Postby kanewai » Mon Apr 01, 2019 9:22 pm

My reactions to the book were varied. Spoilers ahead for the non-readers.

The book opens with imagery of a city in ruins, followed by the public execution of a woman accused of prostitution. It all feels very post-apocalyptic. To me, it was relatively obvious that the execution was foreshadowing, and that the book would also end with an execution. I was sure that not all the characters would make it out alive.

The main part of the novel follows the intersecting lives of about five characters. The women are all prisoners in their home, the men are all broken. The relationships between everyone is broken too, as if the Taliban had poisoned people's very capacity to connect. I thought this part was vivid and frightening; it was hard to believe that this was taking place in the modern world. The sense of place as strong, but there wasn't much plot, or significant depth to the characters.

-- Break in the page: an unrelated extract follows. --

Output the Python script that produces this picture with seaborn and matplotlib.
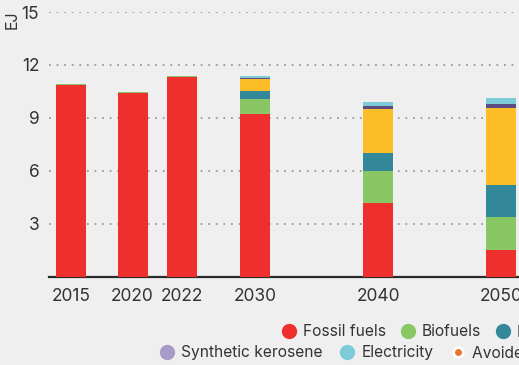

It was an amazing look into a world that is closed to most of us. I was also impressed that a Muslim writer would take such a critical look at political Islam, and that a male writer would offer such an empathic look at what the experience of women must be like under fundamentalism.

And then, in the last act, one of the men, a jailer, falls in obsessive love with a prisoner who's set to be executed in a few days. There's no reason for his obsession beyond that she's beautiful (she never talks to him), but it's also somewhat believable. Obsessions aren't always rational. It's what happens next that I found completely unbelievable: the man confesses his love of the prisoner to his wife. The wife is happy that the jailer is finally showing emotion - she thought his heart had been permanently closed to the outside world - and is so full of joy that she swaps places with the prisoner so that her husband can have a chance at happiness. And he accepts this!

And so I don't know what to make of the book. Had I read it wrong all along, and was the book really about one man's redemption and the women were just plot devices? Does the author really believe that a woman's calling is to sacrifice her life for her husband - and if so, should he really be using a women's pen name??? Or, if I'm feeling charitable, was this just a very poor attempt at introducing a plot twist at the end?

------------------------------------------------

As an aside: I thought this was an excellent choice for the book club. It's short, so most of us can finish in a month. It's international, so should appeal to a wider variety of readers than many authors who are more 'tied' to a language. And it's a book I want to talk about, even if I'm not sure I liked it.

I'm taking a pass in April. I've read Shadow of the Wind twice. The first time was in English, and I really enjoyed it. The second time was in Spanish, and I discovered that it is not one of those books that fully work the second time around. I'll hold off until May to discuss more.